Encoding, hashing and regex
Base64 encoding turns binary or text into an ASCII-safe string for embedding in data URLs, config, or emails, and decodes it back again — note it is encoding, not encryption, so it provides no secrecy. Hash functions produce a fixed-length fingerprint of input that is useful for checksums and verifying data integrity. Regular-expression testing lets you build and check a pattern against sample text, seeing what it matches before you use it in code.
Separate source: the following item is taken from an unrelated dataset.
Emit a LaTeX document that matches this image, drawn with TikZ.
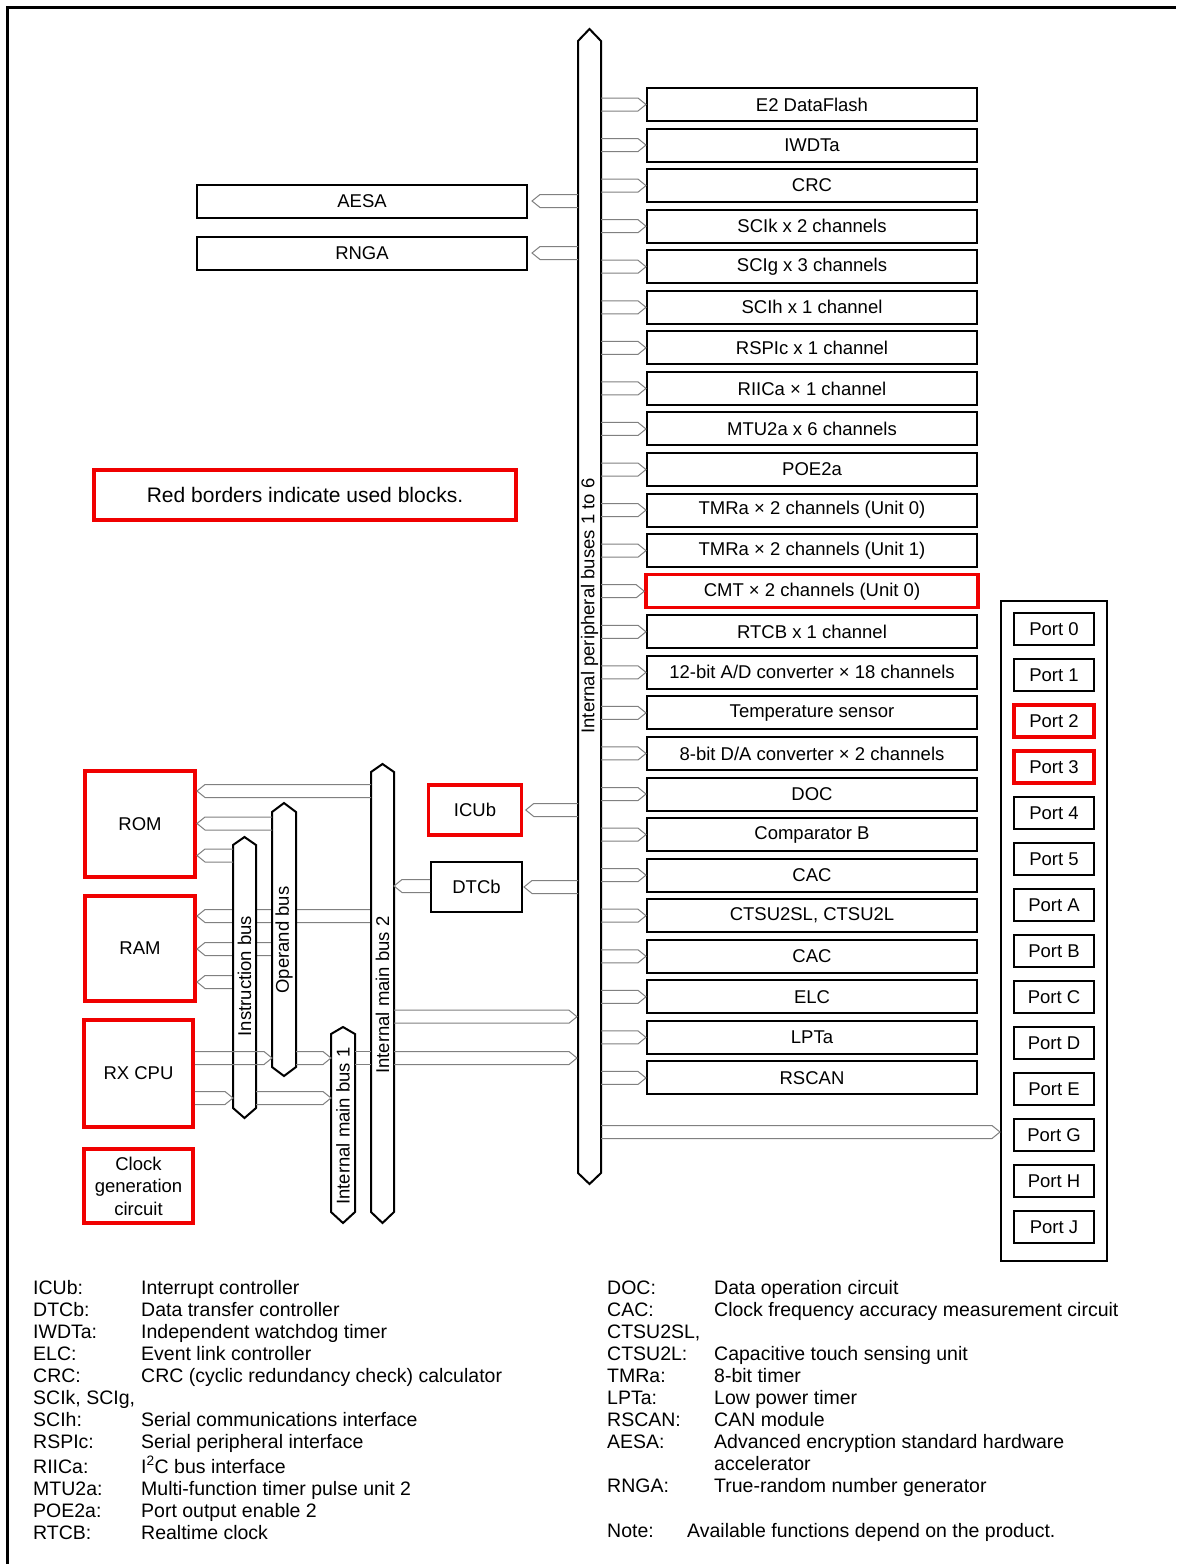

Each of these is something developers do constantly but awkwardly by hand. Having them in one place — paste in, get the result — saves context-switching and the small errors that creep into manual encoding or an untested regex.
Practical uses
Decode a Base64 token to inspect it, hash a file's contents to confirm a download, prototype a regex to extract fields from log lines, or transform a block of text. Because the work happens in your browser, it is a fast scratchpad for the string manipulation that surrounds real development and writing tasks.
Encoding the word 'Hello' to Base64.
- Take the bytes of 'Hello'.
- Group and map them to the Base64 alphabet.
- Result: SGVsbG8=.
'Hello' encodes to the Base64 string SGVsbG8=, which decodes straight back.